↓

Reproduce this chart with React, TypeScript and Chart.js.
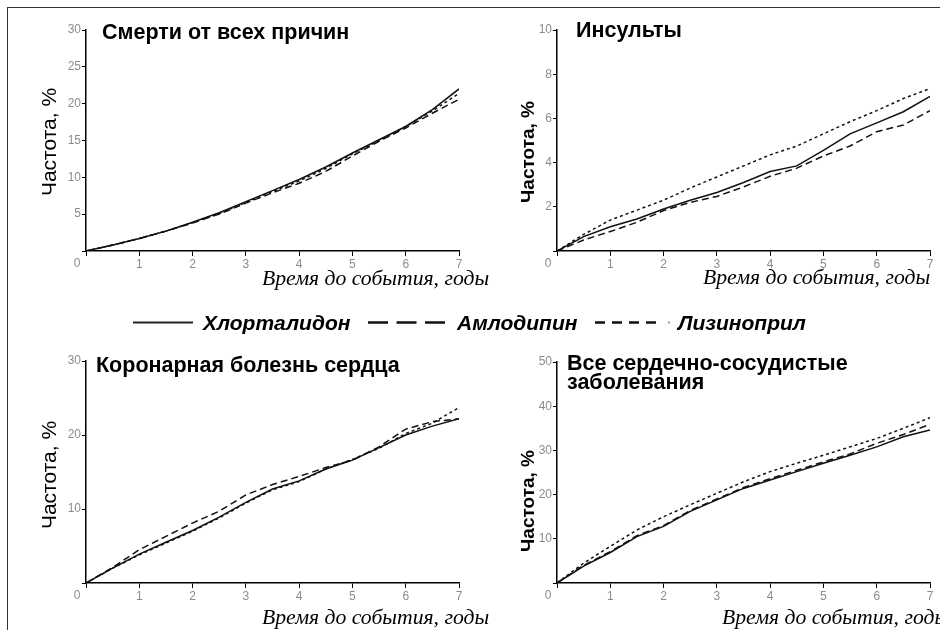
import React, { useEffect, useRef } from 'react';
import { Chart, registerables } from 'chart.js';

Chart.register(...registerables);

// ---- data ----
const years = [0, 0.5, 1, 1.5, 2, 2.5, 3, 3.5, 4, 4.5, 5, 5.5, 6, 6.5, 7];
const seriesNames = ['Хлорталидон', 'Амлодипин', 'Лизиноприл'];

// Смерти от всех причин
const deathChlor = [0, 0.8, 1.7, 2.7, 3.9, 5.2, 6.7, 8.2, 9.7, 11.4, 13.3, 15.1, 16.9, 19.2, 22.0];
const deathAmlo = [0, 0.8, 1.7, 2.7, 3.8, 5.0, 6.5, 7.9, 9.2, 10.8, 12.9, 14.9, 16.7, 18.7, 20.6];
const deathLisin = [0, 0.8, 1.7, 2.7, 3.85, 5.1, 6.6, 8.1, 9.5, 11.2, 13.2, 15.0, 16.9, 19.0, 21.4];

// Инсульты
const strokeChlor = [0, 0.65, 1.1, 1.45, 1.9, 2.3, 2.65, 3.1, 3.6, 3.85, 4.55, 5.3, 5.8, 6.3, 7.0];
const strokeAmlo = [0, 0.5, 0.88, 1.3, 1.83, 2.2, 2.47, 2.9, 3.38, 3.75, 4.3, 4.75, 5.4, 5.7, 6.35];
const strokeLisin = [0, 0.75, 1.4, 1.85, 2.3, 2.85, 3.35, 3.85, 4.35, 4.75, 5.3, 5.85, 6.35, 6.9, 7.35];

// Коронарная болезнь сердца
const chdChlor = [0, 2.0, 3.9, 5.5, 7.1, 8.9, 10.9, 12.7, 13.8, 15.4, 16.6, 18.3, 20.0, 21.2, 22.2];
const chdAmlo = [0, 2.1, 4.5, 6.3, 8.1, 9.7, 11.9, 13.3, 14.4, 15.6, 16.6, 18.4, 20.8, 21.8, 22.2];
const chdLisin = [0, 2.0, 3.8, 5.4, 7.0, 8.8, 10.8, 12.6, 13.7, 15.4, 16.7, 18.2, 20.2, 21.6, 23.7];

// Все сердечно-сосудистые заболевания
const cvdChlor = [0, 3.8, 6.9, 10.5, 12.8, 16.2, 18.8, 21.4, 23.3, 25.2, 27.1, 28.9, 30.8, 33.1, 34.6];
const cvdAmlo = [0, 4.0, 7.1, 10.7, 13.0, 16.4, 19.0, 21.6, 23.6, 25.5, 27.4, 29.2, 31.6, 33.6, 35.9];
const cvdLisin = [0, 4.5, 8.3, 12.0, 15.0, 17.7, 20.3, 22.9, 25.2, 27.1, 28.9, 30.8, 32.7, 35.0, 37.4];

const dashes: number[][] = [[], [7, 4], [3, 3]];

const SANS = '"Liberation Sans", Arial, sans-serif';
const SERIF = '"Liberation Serif", "Times New Roman", serif';
const TICK_COLOR = '#8c8c8c';
const LINE_COLOR = '#111';

const originLabel = {
  id: 'originLabel',
  afterDraw(chart: any) {
    const { ctx, scales } = chart;
    const x0 = scales.x.getPixelForValue(0);
    const y0 = scales.y.getPixelForValue(0);
    ctx.save();
    ctx.font = '12px ' + SANS;
    ctx.fillStyle = TICK_COLOR;
    ctx.textAlign = 'center';
    ctx.textBaseline = 'middle';
    ctx.fillText('0', x0 - 9, y0 + 13);
    ctx.restore();
  },
};

type PanelProps = {
  left: number;
  top: number;
  width: number;
  height: number;
  padTop: number;
  padRight: number;
  yWidth: number;
  xHeight: number;
  yMax: number;
  yStep: number;
  values: number[][];
};

function Panel(p: PanelProps) {
  const ref = useRef<HTMLCanvasElement>(null);
  useEffect(() => {
    const chart = new Chart(ref.current as HTMLCanvasElement, {
      type: 'line',
      data: {
        datasets: p.values.map((vals, i) => ({
          label: seriesNames[i],
          data: years.map((x, j) => ({ x, y: vals[j] })),
          borderColor: LINE_COLOR,
          borderWidth: 1.5,
          borderDash: dashes[i],
          pointRadius: 0,
          fill: false,
          tension: 0,
        })),
      },
      options: {
        animation: false,
        responsive: false,
        devicePixelRatio: 1,
        layout: { padding: { top: p.padTop, right: p.padRight, left: 0, bottom: 0 } },
        plugins: { legend: { display: false }, tooltip: { enabled: false } },
        scales: {
          x: {
            type: 'linear',
            min: 0,
            max: 7,
            afterFit: (s: any) => {
              s.height = p.xHeight;
            },
            border: { display: true, color: '#000', width: 1.5 },
            grid: { display: true, drawOnChartArea: false, drawTicks: true, tickLength: 5, color: '#000', lineWidth: 1 },
            ticks: {
              stepSize: 1,
              padding: 1,
              maxRotation: 0,
              autoSkip: false,
              color: TICK_COLOR,
              font: { size: 12, family: SANS },
              callback: (v: any) => (v === 0 ? '' : String(v)),
            },
          },
          y: {
            type: 'linear',
            min: 0,
            max: p.yMax,
            afterFit: (s: any) => {
              s.width = p.yWidth;
            },
            border: { display: true, color: '#000', width: 1.5 },
            grid: { display: true, drawOnChartArea: false, drawTicks: true, tickLength: 4, color: '#000', lineWidth: 1 },
            ticks: {
              stepSize: p.yStep,
              padding: 1,
              color: TICK_COLOR,
              font: { size: 12, family: SANS },
              callback: (v: any) => (v === 0 ? '' : String(v)),
            },
          },
        },
      },
      plugins: [originLabel],
    } as any);
    return () => chart.destroy();
  }, []);
  return (
    <canvas
      ref={ref}
      width={p.width}
      height={p.height}
      style={{ position: 'absolute', left: p.left, top: p.top, width: p.width, height: p.height }}
    />
  );
}

const abs = (left: number, top: number, extra: React.CSSProperties = {}): React.CSSProperties => ({
  position: 'absolute',
  left,
  top,
  whiteSpace: 'nowrap',
  ...extra,
});

const titleStyle: React.CSSProperties = {
  fontFamily: SANS,
  fontWeight: 'bold',
  fontSize: 21.5,
  lineHeight: '21px',
  color: '#000',
};

const xTitleStyle: React.CSSProperties = {
  fontFamily: SERIF,
  fontStyle: 'italic',
  fontSize: 21.7,
  lineHeight: '21px',
  color: '#000',
};

function YTitle({ cx, cy, bold }: { cx: number; cy: number; bold: boolean }) {
  const size = bold ? 19 : 21;
  return (
    <div
      style={abs(cx, cy, {
        fontFamily: SANS,
        fontWeight: bold ? 'bold' : 'normal',
        fontSize: size,
        lineHeight: size + 'px',
        transform: 'translate(-50%, -50%) rotate(-90deg)',
        color: '#000',
      })}
    >
      Частота, %
    </div>
  );
}

const legendText: React.CSSProperties = {
  fontFamily: SANS,
  fontWeight: 'bold',
  fontStyle: 'italic',
  fontSize: 21,
  lineHeight: '21px',
  color: '#000',
};

export default function App() {
  return (
    <div
      style={{
        position: 'absolute',
        left: 0,
        top: 0,
        width: 940,
        height: 630,
        overflow: 'hidden',
        background: '#fff',
      }}
    >
      <div
        style={{
          position: 'absolute',
          left: 7,
          top: 7,
          width: 940,
          height: 640,
          borderTop: '1.5px solid #333',
          borderLeft: '1.5px solid #333',
        }}
      />
      <Panel left={40} top={20} width={430} height={260} padTop={10} padRight={11} yWidth={46} xHeight={29} yMax={30} yStep={5} values={[deathChlor, deathAmlo, deathLisin]} />
      <Panel left={510} top={20} width={430} height={260} padTop={10} padRight={10} yWidth={47} xHeight={29} yMax={10} yStep={2} values={[strokeChlor, strokeAmlo, strokeLisin]} />
      <Panel left={40} top={350} width={430} height={262} padTop={11} padRight={11} yWidth={46} xHeight={29} yMax={30} yStep={10} values={[chdChlor, chdAmlo, chdLisin]} />
      <Panel left={510} top={350} width={430} height={262} padTop={12} padRight={10} yWidth={47} xHeight={29} yMax={50} yStep={10} values={[cvdChlor, cvdAmlo, cvdLisin]} />

      <div style={abs(102, 22, titleStyle)}>Смерти от всех причин</div>
      <div style={abs(576, 20, titleStyle)}>Инсульты</div>
      <div style={abs(96, 355, titleStyle)}>Коронарная болезнь сердца</div>
      <div style={abs(567, 354, { ...titleStyle, lineHeight: '19px' })}>
        Все сердечно-сосудистые
        <br />
        заболевания
      </div>

      <YTitle cx={48} cy={142} bold={false} />
      <YTitle cx={527} cy={152} bold={true} />
      <YTitle cx={48} cy={475} bold={false} />
      <YTitle cx={527} cy={501} bold={true} />

      <div style={abs(262, 268, xTitleStyle)}>Время до события, годы</div>
      <div style={abs(703, 267, xTitleStyle)}>Время до события, годы</div>
      <div style={abs(262, 607, xTitleStyle)}>Время до события, годы</div>
      <div style={abs(722, 607, xTitleStyle)}>Время до события, годы</div>

      <svg style={{ position: 'absolute', left: 0, top: 0 }} width={940} height={630}>
        <line x1={133} y1={322.5} x2={193} y2={322.5} stroke="#222" strokeWidth={2} />
        <line x1={368} y1={322.5} x2={445} y2={322.5} stroke="#111" strokeWidth={2.5} strokeDasharray="20 8.5" />
        <line x1={595} y1={322.5} x2={656} y2={322.5} stroke="#111" strokeWidth={2.5} strokeDasharray="10 7" />
        <line x1={668} y1={322.5} x2={670} y2={322.5} stroke="#999" strokeWidth={2} />
      </svg>
      <div style={abs(203, 312, legendText)}>Хлорталидон</div>
      <div style={abs(457, 312, legendText)}>Амлодипин</div>
      <div style={abs(678, 312, legendText)}>Лизиноприл</div>
    </div>
  );
}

↑

**To be done:** Repeat, with no pictures, each line from the beginning of the data through the line containing "6.35, 6.9, 7.35];", inclusive.

**Task response:**
Reproduce this chart with React, TypeScript and Chart.js.
import React, { useEffect, useRef } from 'react';
import { Chart, registerables } from 'chart.js';

Chart.register(...registerables);

// ---- data ----
const years = [0, 0.5, 1, 1.5, 2, 2.5, 3, 3.5, 4, 4.5, 5, 5.5, 6, 6.5, 7];
const seriesNames = ['Хлорталидон', 'Амлодипин', 'Лизиноприл'];

// Смерти от всех причин
const deathChlor = [0, 0.8, 1.7, 2.7, 3.9, 5.2, 6.7, 8.2, 9.7, 11.4, 13.3, 15.1, 16.9, 19.2, 22.0];
const deathAmlo = [0, 0.8, 1.7, 2.7, 3.8, 5.0, 6.5, 7.9, 9.2, 10.8, 12.9, 14.9, 16.7, 18.7, 20.6];
const deathLisin = [0, 0.8, 1.7, 2.7, 3.85, 5.1, 6.6, 8.1, 9.5, 11.2, 13.2, 15.0, 16.9, 19.0, 21.4];

// Инсульты
const strokeChlor = [0, 0.65, 1.1, 1.45, 1.9, 2.3, 2.65, 3.1, 3.6, 3.85, 4.55, 5.3, 5.8, 6.3, 7.0];
const strokeAmlo = [0, 0.5, 0.88, 1.3, 1.83, 2.2, 2.47, 2.9, 3.38, 3.75, 4.3, 4.75, 5.4, 5.7, 6.35];
const strokeLisin = [0, 0.75, 1.4, 1.85, 2.3, 2.85, 3.35, 3.85, 4.35, 4.75, 5.3, 5.85, 6.35, 6.9, 7.35];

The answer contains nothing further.